“You know what you do. You don’t know what you do does.”
I first heard that at an event with Rebecca Solnit and Joan Halifax, Roshi. Solnit said it, but she was referring to something she had learned from Halifax. The concept apparently goes back to Foucault, but the provenance doesn’t really matter. The idea does.
Those are powerful words that can keep you going in times of despair. Don’t focus on the outcome, because you can’t control it and may not live to see it. Just do what matters to you, what you think is right, what you find necessary in the here and now.
I’m thinking about this for a lot of reasons, not the least of which is the political debacle in the U.S., which has exposed the weaknesses in our Constitution and in our myths. We are not the country we thought we were.
But I also saw someone refer to the “failure” of Second Wave feminism. I fundamentally disagree. Second Wave feminism was a rousing success.
No, we didn’t end the patriarchy with the Second Wave. But the feminist activism going on right now wouldn’t have been possible without it, just as the Second Wave wouldn’t have been possible without the Suffragists and other feminists who came before that.
Were there flaws? Sure. Plenty of them. But there was still a sea change in the options open to women.
I am old enough to not just remember help wanted ads divided by gender, but to have been paid a lower minimum wage because I was a woman. (It was a violation of the Civil Rights Act to do that, especially since I was doing the same damn job in a pizza place as any of the men, but the rules hadn’t yet caught up.)
And while I was a little kid in the 1950s, I can remember my mother’s reaction to the way women were treated. She never stopped being angry.
I think about her experiences a lot when I read Joanna Russ. (I’m currently reading Gwyneth Jones’s book on her, which has brought up a lot of these ideas.) But while Russ’s How to Suppress Women’s Writing unfortunately remains all too relevant, things still changed a lot during the Second Wave.

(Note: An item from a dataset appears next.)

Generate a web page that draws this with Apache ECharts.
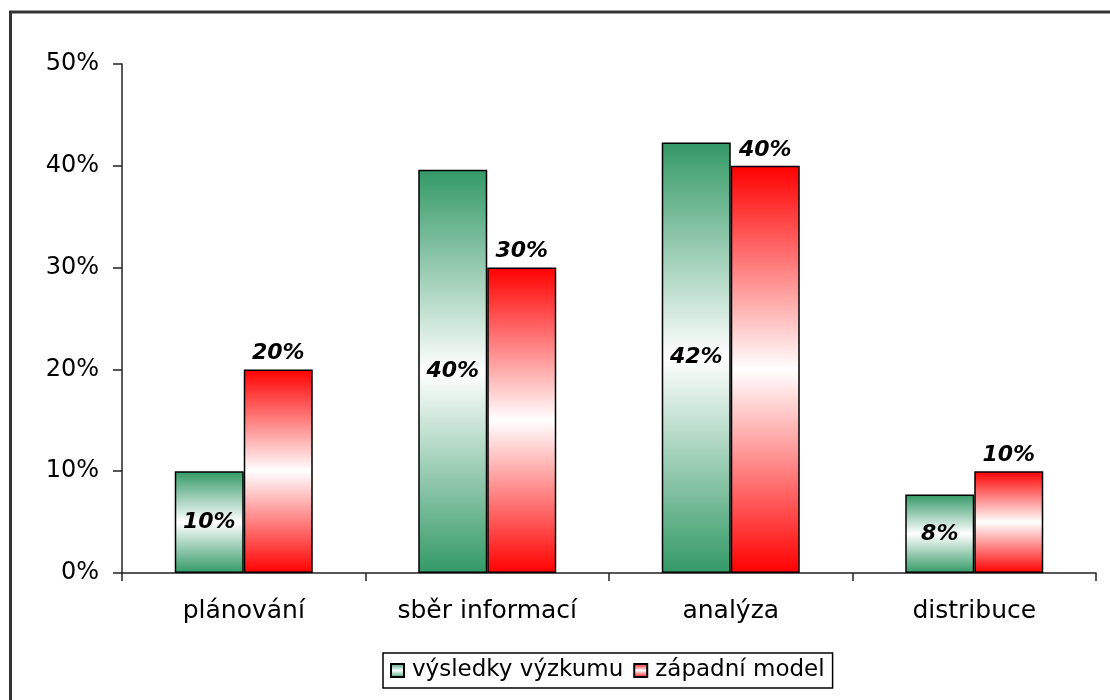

When I became involved in ESD-Global, it became clear to me that so much of what is now going on with empowerment self defense is rooted in the women who, back in the 70s, started training in martial arts and teaching other women.
These days things that many women martial artists like myself have said for years are becoming mainstream. Women have begun to know they’re strong and powerful. Many of us are starting to reach the point where we’re not going to put up with misogynist crap anymore.

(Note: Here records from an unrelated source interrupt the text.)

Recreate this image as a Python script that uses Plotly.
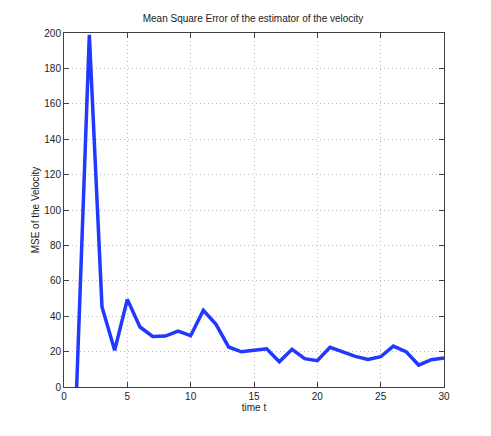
import plotly.graph_objects as go

t = list(range(1, 31))
mse = [0, 199, 45.2, 20.7, 49.5, 33.9, 28.6, 28.8, 31.6, 29.0,
       43.3, 35.4, 22.6, 19.9, 20.7, 21.6, 14.3, 21.3, 16.0, 14.9,
       22.4, 20.1, 17.3, 15.6, 17.1, 23.1, 20.0, 12.4, 15.4, 16.4]
x_ticks = [0, 5, 10, 15, 20, 25, 30]
y_ticks = [0, 20, 40, 60, 80, 100, 120, 140, 160, 180, 200]

fig = go.Figure()
fig.add_trace(go.Scatter(x=t, y=mse, mode="lines",
                         line=dict(color="#2038ff", width=3.5),
                         showlegend=False, cliponaxis=True))

font = dict(family="Liberation Sans, Arial", size=10, color="#222222")
axis_common = dict(
    showline=True, linecolor="#404040", linewidth=1, mirror="ticks",
    ticks="inside", ticklen=5, tickcolor="#404040",
    showgrid=True, gridcolor="#bdbdbd", griddash="1px,3px", gridwidth=1,
    zeroline=False, tickfont=font,
)

fig.update_xaxes(range=[0, 30], tickvals=x_ticks,
                 title=dict(text="time t", font=font, standoff=1),
                 **axis_common)
fig.update_yaxes(range=[0, 200], tickvals=y_ticks,
                 title=dict(text="MSE of the Velocity", font=font, standoff=2),
                 **axis_common)

fig.update_layout(
    width=491, height=436,
    margin=dict(l=56, r=55, t=25, b=57),
    paper_bgcolor="white", plot_bgcolor="white",
    title=dict(text="Mean Square Error of the estimator of the velocity",
               font=font, x=0.499, xanchor="center", y=0.975, yanchor="middle"),
)

fig.write_html("out.html")
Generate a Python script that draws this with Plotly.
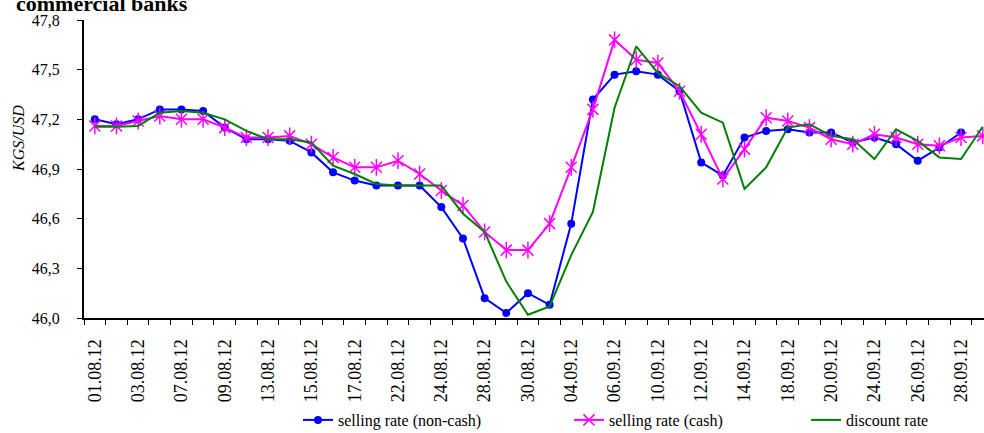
import plotly.graph_objects as go

# Trading days, August - September 2012
dates = ["01.08.12", "02.08.12", "03.08.12", "06.08.12", "07.08.12", "08.08.12",
         "09.08.12", "10.08.12", "13.08.12", "14.08.12", "15.08.12", "16.08.12",
         "17.08.12", "21.08.12", "22.08.12", "23.08.12", "24.08.12", "27.08.12",
         "28.08.12", "29.08.12", "30.08.12", "03.09.12", "04.09.12", "05.09.12",
         "06.09.12", "07.09.12", "10.09.12", "11.09.12", "12.09.12", "13.09.12",
         "14.09.12", "17.09.12", "18.09.12", "19.09.12", "20.09.12", "21.09.12",
         "24.09.12", "25.09.12", "26.09.12", "27.09.12", "28.09.12", "01.10.12"]

selling_noncash = [47.20, 47.17, 47.20, 47.26, 47.26, 47.25, 47.15, 47.08, 47.08, 47.07,
                   47.00, 46.88, 46.83, 46.80, 46.80, 46.80, 46.67, 46.48, 46.12, 46.03,
                   46.15, 46.08, 46.57, 47.32, 47.47, 47.49, 47.47, 47.37, 46.94, 46.86,
                   47.09, 47.13, 47.14, 47.12, 47.12, 47.06, 47.09, 47.05, 46.95, 47.03,
                   47.12, None]

selling_cash = [47.16, 47.16, 47.19, 47.22, 47.20, 47.20, 47.15, 47.09, 47.09, 47.10,
                47.05, 46.97, 46.91, 46.91, 46.95, 46.87, 46.77, 46.68, 46.52, 46.41,
                46.41, 46.57, 46.91, 47.26, 47.68, 47.56, 47.54, 47.37, 47.11, 46.84,
                47.02, 47.21, 47.19, 47.15, 47.08, 47.05, 47.11, 47.09, 47.05, 47.04,
                47.09, 47.10]

discount_rate = [47.155, 47.155, 47.16, 47.24, 47.25, 47.24, 47.20, 47.13, 47.08, 47.08,
                 47.06, 46.92, 46.87, 46.81, 46.80, 46.80, 46.80, 46.63, 46.52, 46.22,
                 46.02, 46.07, 46.38, 46.64, 47.27, 47.64, 47.48, 47.40, 47.24, 47.18,
                 46.78, 46.91, 47.15, 47.17, 47.10, 47.08, 46.96, 47.14, 47.07, 46.97,
                 46.96, 47.155]

x = list(range(len(dates)))
label_idx = x[::2]
label_txt = dates[::2]
boundaries = [i - 0.5 for i in range(len(dates) + 1)]

SERIF = '"Liberation Serif", "Times New Roman", serif'
BLUE = "#0000FF"
PINK = "#FF00FF"
GREEN = "#008000"

fig = go.Figure()

fig.add_trace(go.Scatter(
    x=x, y=selling_noncash, mode="lines+markers", name="selling rate (non-cash)",
    line=dict(color=BLUE, width=2), marker=dict(symbol="circle", size=8, color=BLUE),
    legend="legend", connectgaps=False))

fig.add_trace(go.Scatter(
    x=x, y=selling_cash, mode="lines+markers", name="selling rate (cash)",
    line=dict(color=PINK, width=2),
    marker=dict(symbol="x-thin-open", size=11, color=PINK, line=dict(color=PINK, width=1.5)),
    legend="legend2"))
# vertical stroke completing the six-armed star marker
fig.add_trace(go.Scatter(
    x=x, y=selling_cash, mode="markers", showlegend=False, hoverinfo="skip",
    marker=dict(symbol="line-ns-open", size=12, color=PINK, line=dict(color=PINK, width=1.5))))

fig.add_trace(go.Scatter(
    x=x, y=discount_rate, mode="lines", name="discount rate",
    line=dict(color=GREEN, width=2), legend="legend3"))

legend_common = dict(orientation="h", xref="container", yref="container",
                     yanchor="middle", xanchor="left", bgcolor="rgba(0,0,0,0)",
                     font=dict(family=SERIF, size=16, color="black"))

fig.update_layout(
    width=984, height=433,
    margin=dict(l=84, r=0, t=20, b=115),
    paper_bgcolor="white", plot_bgcolor="white",
    separators=", ",
    font=dict(family=SERIF, size=16, color="black"),
    legend=dict(x=298 / 984, y=13 / 433, **legend_common),
    legend2=dict(x=569 / 984, y=13 / 433, **legend_common),
    legend3=dict(x=806 / 984, y=13 / 433, **legend_common),
    xaxis=dict(
        range=[-0.5, 41.06], showgrid=False, zeroline=False,
        showline=True, linecolor="black", linewidth=2,
        tickmode="array", tickvals=label_idx, ticktext=label_txt,
        ticks="", tickangle=-90, tickfont=dict(family=SERIF, size=18, color="black"),
        ticklabelstandoff=12,
        minor=dict(tickmode="array", tickvals=boundaries, ticks="outside",
                   ticklen=5, tickwidth=1, tickcolor="black", showgrid=False),
    ),
    yaxis=dict(
        range=[46.0, 47.8], tick0=46.0, dtick=0.3, tickformat=".1f",
        showgrid=False, zeroline=False,
        showline=True, linecolor="black", linewidth=2,
        ticks="outside", ticklen=5, tickwidth=1, tickcolor="black",
        tickfont=dict(family=SERIF, size=16, color="black"),
        ticklabelstandoff=14,
    ),
)

# y-axis title
fig.add_annotation(
    text="<i>KGS/USD</i>", xref="paper", yref="paper",
    x=0, y=1 - (139 - 20) / 298, xanchor="center", yanchor="middle",
    xshift=-66, textangle=-90,
    showarrow=False, font=dict(family=SERIF, size=16, color="black"))

# chart title (second line)
fig.add_annotation(
    text="<b>commercial banks</b>", xref="paper", yref="paper",
    x=0, y=1, xanchor="left", yanchor="bottom", xshift=-70, yshift=2,
    showarrow=False, font=dict(family=SERIF, size=22, color="black"))

fig.write_html("out.html")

For those of us who train, our conception of self defense has also grown and changed over the years. Many of us lifetime martial artists no longer think people need to spend years of hard training to reach the goal of being safe in their lives. Empowered self defense is a path all of us can take, and all of us are better off for it.
I didn’t see that coming when I first wandered into a dojo and fell in love with training. I didn’t even consciously think about it in self defense terms. I just loved to train, and that changed me.
I hope that what I have done affects other people, but that’s the part that’s beyond my control.
You know what you do. You don’t know what you do does.
So go do what’s important to you. I suspect we’ll all be better off for it.